Après trois jours de détention, le régisseur de la Maison centrale d’arrêt a été remis en liberté par le Pole économique et financier. Son séjour au Camp 1 de la Gendarmerie nationale faisait suite à l’évasion spectaculaire de 23 détenus ayant détalé avec Ag Wadoussène, un dangereux terroriste qui compte à son actif le rapt du duo de coopérants français Philippe Verdon et Pierre Lazarévitch.
Le régisseur Abdoulaye Idrissa Maïga, interpellé et gardé à vue dans la foulée de la mutinerie orchestrée par Ag Wadoussène, a bénéficié d’une liberté sans condition jeudi denier. Pendant ce temps, une menace de grève des geôliers planait dans l’air. En clair, de source proche du dossier, les gardiens de la prison de Bamako, qui avait auparavant protesté à la visite du Garde des Sceaux sur les lieux, ont en outre conditionné la poursuite du travail à la libération illico presto de leur collaborateur. Leur pression a-t-elle joué dans l’élargissement du commandant Abdoulaye Idrissa Maïga ? De sources judiciaires, en tout cas, le juge en charge de son interrogatoire, n’ayant pu retenir aucune preuve solide contre le régisseur, a préféré le remettre en liberté sans condition. Surtout qu’il serait reprochable à la Gendarmerie nationale d’avoir procédé à son arrestation sans le moindre égard pour la procédure applicable en la matière. Il s’agit des gendarmes de la Brigade territoriale. Au motif de clarifier le cas de détenus blessés pendant la mutinerie, ils ont fini par lui signifier, selon nos confidences, qu’il est en état d’arrestation sur ordre du ministre de la sécurité et non d’une autorité judiciaire quelconque.
Sollicitée auparavant pour prêter main-forte contre les mutins, la même unité de gendarmerie avait pourtant catégoriquement refusé de venir en aide aux geôliers, lesquels se plaignaient de ne pas disposer des armes appropriées à la situation.
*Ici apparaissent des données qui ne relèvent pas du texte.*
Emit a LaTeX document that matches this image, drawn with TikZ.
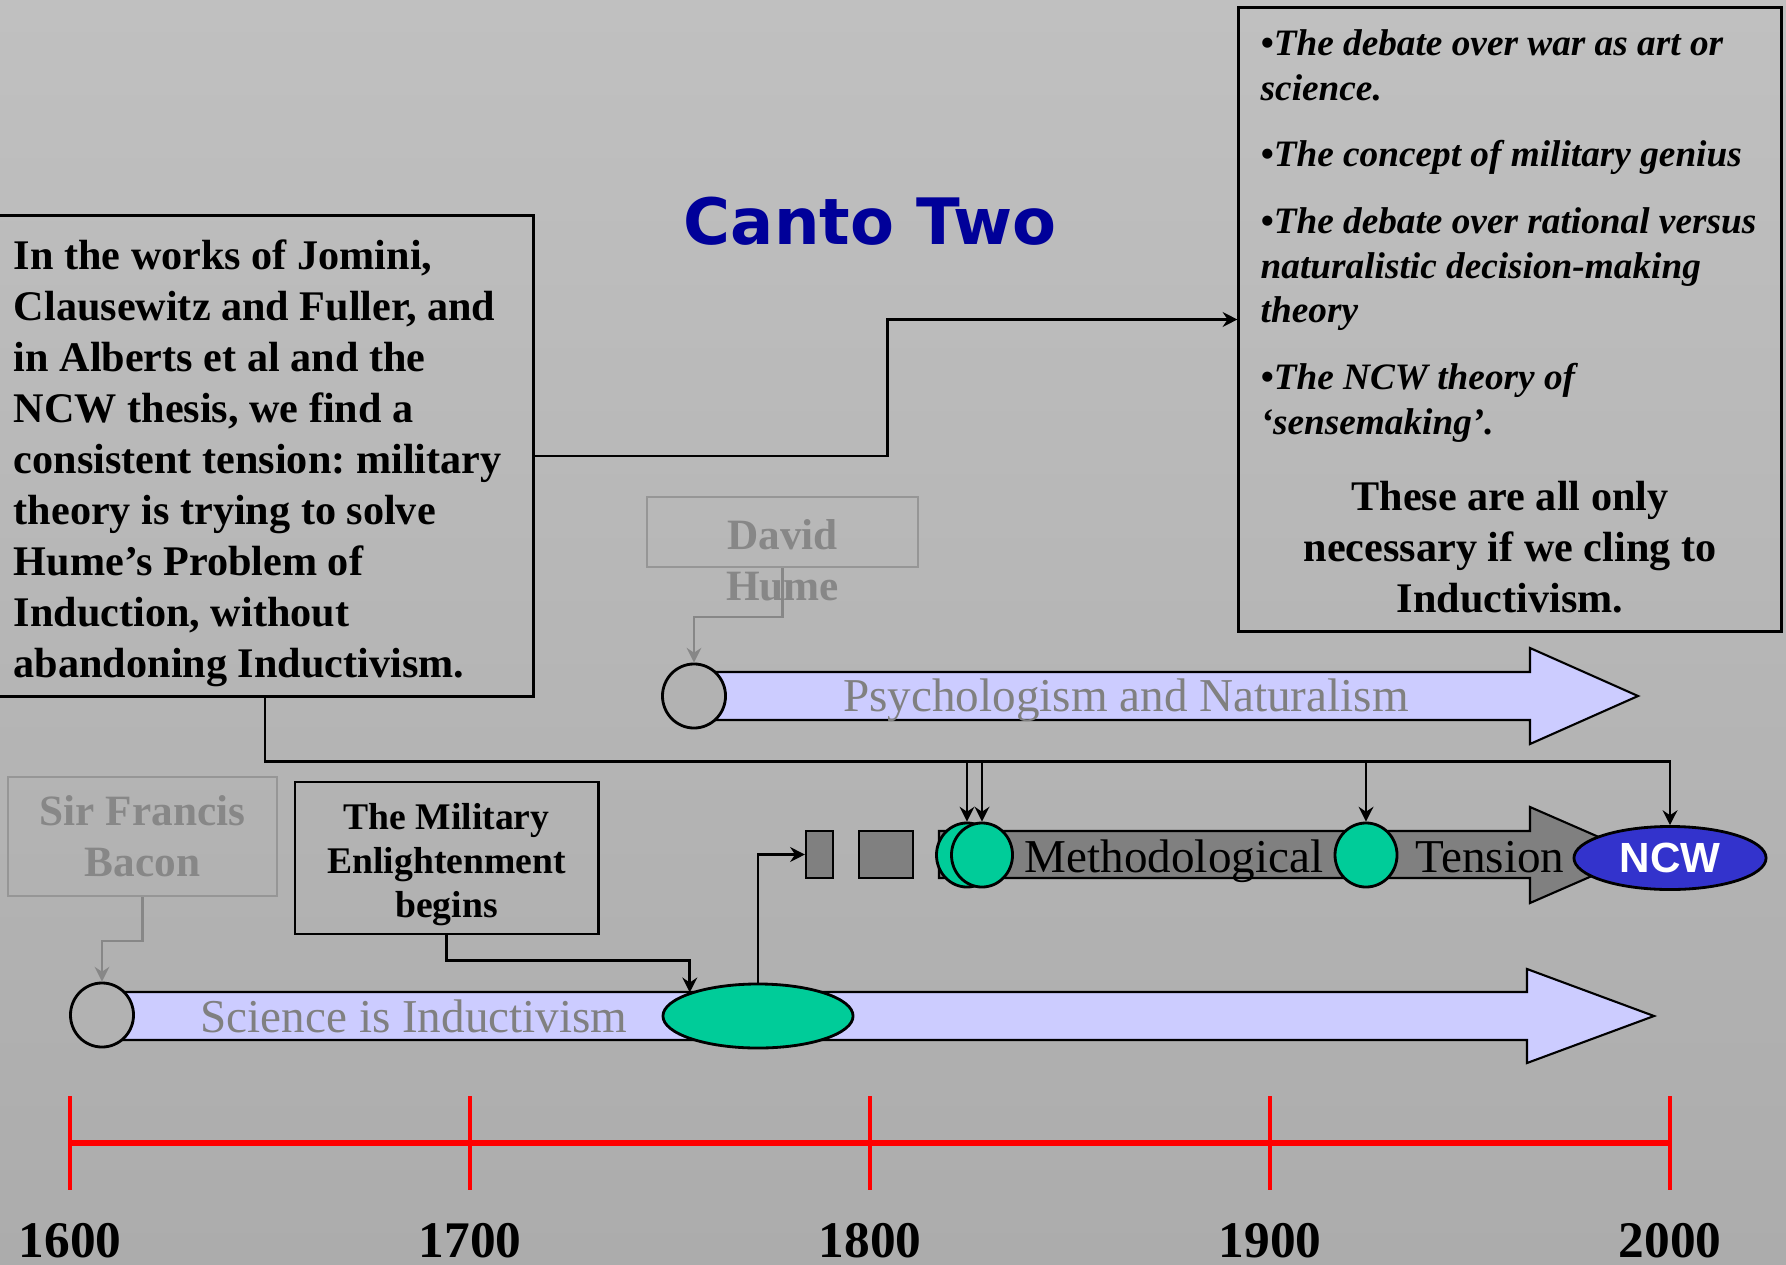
\documentclass[tikz,border=0pt]{standalone}
\usepackage{fontspec}
\setmainfont{Liberation Serif}
\setsansfont{Liberation Sans}
\newfontfamily\cantofont{DejaVu Sans}
\usepackage{xcolor}
\usetikzlibrary{arrows.meta}
\usetikzlibrary{shapes.geometric}

\definecolor{bgtop}{RGB}{192,192,192}
\definecolor{bgbottom}{RGB}{172,172,172}
\definecolor{cantoblue}{RGB}{0,0,153}
\definecolor{lavender}{RGB}{204,204,255}
\definecolor{bandgray}{RGB}{128,128,128}
\definecolor{dotgray}{RGB}{178,178,178}
\definecolor{mint}{RGB}{0,204,153}
\definecolor{ncwblue}{RGB}{51,51,204}
\definecolor{fadetext}{RGB}{135,135,135}
\definecolor{fadeline}{RGB}{150,150,150}

\tikzset{
  conn/.style={draw=black, line width=0.8pt, -{Stealth[length=4.2pt, width=4.2pt, inset=1.4pt]}},
  fadeconn/.style={draw=fadetext, line width=0.6pt, -{Stealth[length=4.2pt, width=4.2pt, inset=1.4pt]}},
  textbox/.style={rectangle, draw=black, line width=0.8pt, inner sep=0pt},
  fadebox/.style={rectangle, draw=fadeline, line width=0.7pt, inner sep=0pt},
  fadename/.style={text=fadetext, align=flush center, inner sep=0pt, font=\bfseries\fontsize{12.3}{14.4}\selectfont},
  band/.style={draw=black, line width=0.6pt},
  stripe/.style={rectangle, draw=black, fill=bandgray, line width=0.6pt, minimum height=0.47cm, inner sep=0pt},
  startdot/.style={ellipse, draw=black, fill=dotgray, line width=0.8pt, minimum width=0.63cm, minimum height=0.64cm, inner sep=0pt},
  greendot/.style={ellipse, draw=black, fill=mint, line width=0.8pt, minimum width=0.61cm, minimum height=0.64cm, inner sep=0pt},
  tick/.style={draw=red, line width=1pt},
  yearlabel/.style={anchor=base, inner sep=0pt, font=\bfseries\fontsize{14.6}{17}\selectfont},
  bandtext/.style={anchor=base, inner sep=0pt, font=\fontsize{13.4}{16}\selectfont},
}

\begin{document}
\frenchspacing
\begin{tikzpicture}[x=0.01cm, y=-0.01cm]
    \useasboundingbox (0,0) rectangle (1786,1264);
    \fill[top color=bgtop, bottom color=bgbottom] (0,0) rectangle (1786,1264);

    % Time axis
    \draw[red, line width=1.5pt] (70,1143) -- (1670,1143);
    \foreach \yr in {1600,1700,1800,1900,2000} {
      \draw[tick] ({70+4*(\yr-1600)},1096) -- ({70+4*(\yr-1600)},1190);
      \node[yearlabel] (y\yr) at ({70+4*(\yr-1600)},1257) {\yr};
    }

    % Bands
    \draw[band, fill=lavender] (694,672) -- (1530,672) -- (1530,648) -- (1638,696)
      -- (1530,744) -- (1530,720) -- (694,720) -- cycle;
    \draw[band, fill=lavender] (102,992) -- (1527,992) -- (1527,969) -- (1654,1016)
      -- (1527,1063) -- (1527,1040) -- (102,1040) -- cycle;
    \draw[band, fill=bandgray] (939,831) -- (1530,831) -- (1530,807) -- (1640,855)
      -- (1530,903) -- (1530,878) -- (939,878) -- cycle;
    \node[stripe, minimum width=0.27cm] (stripeA) at (819.5,854.5) {};
    \node[stripe, minimum width=0.54cm] (stripeB) at (886,854.5) {};

    % Dots on the bands
    \node[startdot] (humedot) at (694,696) {};
    \node[startdot] (bacdot) at (102,1015) {};
    \node[greendot, minimum width=1.9cm] (enl) at (758,1016) {};
    \node[greendot] (mt1) at (967,855) {};
    \node[greendot] (mt2) at (982,855) {};
    \node[greendot, minimum width=0.62cm] (mt3) at (1366,855) {};
    \node[ellipse, draw=black, fill=ncwblue, line width=0.8pt, minimum width=1.92cm, minimum height=0.63cm,
      inner sep=0pt, text=white, font=\sffamily\bfseries\fontsize{12}{14}\selectfont] (ncw) at (1670,858) {NCW};

    % Band labels
    \node[bandtext, text=bandgray] (psylabel) at (1126,711) {Psychologism and Naturalism};
    \node[bandtext, text=bandgray] (scilabel) at (414,1032) {Science is Inductivism};
    \node[bandtext] (methlabel) at (1174,872) {Methodological};
    \node[bandtext] (tenslabel) at (1490,872) {Tension};

    % Title
    \node[anchor=base, inner sep=0pt, text=cantoblue, font=\cantofont\bfseries\fontsize{18.2}{21}\selectfont]
      (title) at (870,245) {Canto Two};

    % Boxes
    \node[textbox, minimum width=5.36cm, minimum height=4.8cm, text width=5.02cm, inner xsep=0.17cm,
      align=flush left, font=\bfseries\fontsize{12}{14.5}\selectfont] (lbox) at (265,456)
      {\rule{0pt}{0.44cm}In the works of Jomini,\\ Clausewitz and Fuller, and\\ in Alberts et al and the\\
       NCW thesis, we find a\\ consistent tension: military\\ theory is trying to solve\\
       Hume’s Problem of\\ Induction, without\\ abandoning Inductivism.};
    \node[textbox, minimum width=5.42cm, minimum height=6.23cm] (rbox) at (1510,319.5) {};
    \node[anchor=north west, inner sep=0pt, align=flush left, font=\bfseries\itshape\fontsize{10.6}{12.7}\selectfont]
      (rlist) at (1260,29)
      {•The debate over war as art or\\ science.\\[0.22cm]
       •The concept of military genius\\[0.22cm]
       •The debate over rational versus\\ naturalistic decision-making\\ theory\\[0.22cm]
       •The NCW theory of\\ ‘sensemaking’.};
    \node[inner sep=0pt, align=flush center, font=\bfseries\fontsize{12}{14.5}\selectfont] (rnote) at (1510,547)
      {These are all only\\ necessary if we cling to\\ Inductivism.};
    \node[textbox, minimum width=3.03cm, minimum height=1.52cm, align=flush center,
      font=\bfseries\fontsize{10.7}{12.5}\selectfont] (enlbox) at (446.5,858)
      {\rule{0pt}{0.40cm}The Military\\ Enlightenment\\ begins};
    \node[fadebox, minimum width=2.69cm, minimum height=1.19cm, fadename] (bacbox) at (142.5,836.5)
      {Sir Francis\\ Bacon};
    \node[fadebox, minimum width=2.71cm, minimum height=0.70cm] (humebox) at (782.5,532) {};
    \node[fadename] (humetxt) at (782.5,560) {David\\ Hume};

    % Connectors
    \draw[conn] (lbox.east) -- ++(353,0) |- (rbox.west);
    \foreach \n in {mt1,mt2,mt3,ncw}
      \draw[conn] (lbox.south) -- ++(0,64) -| (\n.north);
    \draw[conn] (enlbox.south) -- ++(0,25) -| (enl.north west);
    \draw[conn] (enl.north) |- (stripeA.west);
    \draw[fadeconn] (bacbox.south) -- ++(0,44) -| (bacdot.north);
    \draw[fadeconn] (humebox.south) -- ++(0,49) -| (humedot.north);
\end{tikzpicture}
\end{document}
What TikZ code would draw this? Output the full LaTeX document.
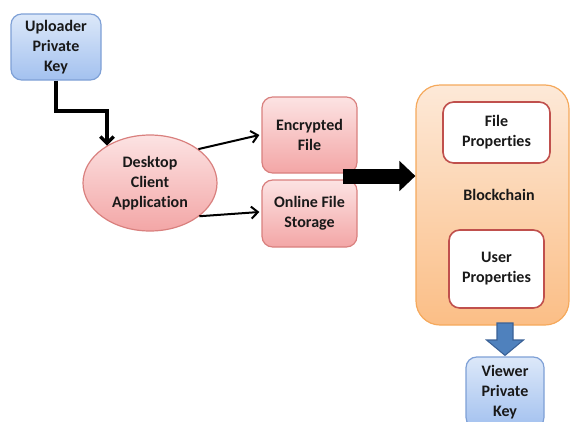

La Brigade Territoriale, nous a-t-on confié, a prétexté à son tour n’avoir reçu l’ordre d’aucune autorité pour intervenir auprès de leurs voisins de la Prison centrale par solidarité de corps.
Autre fait intrigant : il semble les services de sécurité étaient au courant de l’opération jusque dans les détails près, mais ni le Régisseur ni les autres services judiciaires compétentes n’ont été associés à la menace. Il nous revient, du reste, que le Commandant Abdoulaye Idrissa Maïga dément catégoriquement avoir été informé de ce qui se mijotait.
En définitive, si l’évasion de lundi dernier n’est pas imputable à l’administration pénitentiaire, c’est que le mystère reste entier sur les circonstances d’un événement d’autant plus spectaculaire qu’il continue d’alimenter la polémique et de susciter les supputations.
Pour sûr, les observateurs écartent toute hypothèse d’une évasion spontanée et privilégient tous la piste d’une opération orchestrée de l’extérieur. Ce qui amène naturellement à s’interroger sur les créneaux par lesquels un redoutable terroriste comme Ag Wadossène est passé pour réussir son coup dans un Etat organisé.
Par ailleurs, à en juger par une inertie évidente dans l’activation des recherches par les autorités policières, on est autorisé à penser que l’intéressé a probablement déjà franchi les frontières maliennes sous une nouvelle identité puisqu’il détient une pièce dûment établi par les mêmes autorités à Zégoua.
Doit-on en déduire une évasion plutôt liée à un quelconque intérêt supranational ? En tout cas, la cabale du ravisseur de Lazaréivitch et de Verdon n’est pas en train d’être gérée avec moins de mollesse du côté malien que d’indifférence suspecte de la part des Français, tout aussi intéressé par l’affaire.
Autrement dit, le silence de l’Etat français et le manque d’entrain des autorités maliennes laissent entrevoir une évasion probablement négociée, afin d’obtenir la libération de Lazarévich, l’otage encore vivant, soit contre les dizaines d’éléments de l’armée malienne faits prisonniers pendant l’épisode de Kidal, soit les deux à la fois.
Pour ce qui est de la seconde hypothèse, les groupes armés – qui coalisent visiblement avec des Djihadistes – n’ont jamais fait mystère de leur intention de conditionner la libération des prisonniers maliens à celles de leurs éléments détenus dans les prisons maliens.
Les évasions arrangées seraient-elles alors devenues l’alternative aux mises en liberté mitigées ? La dernière mesure du genre en date remonte au début du mandat d’IBK, avec la l’élargissement sans procédure judiciaire d’éléments rebelles, qui a provoqué l’indignation de la famille judiciaire. Lorsque sous ATT les procédures et formes avaient été respectées, les pays voisins avaient également protesté allant jusqu’à rappeler leurs ambassadeurs respectifs.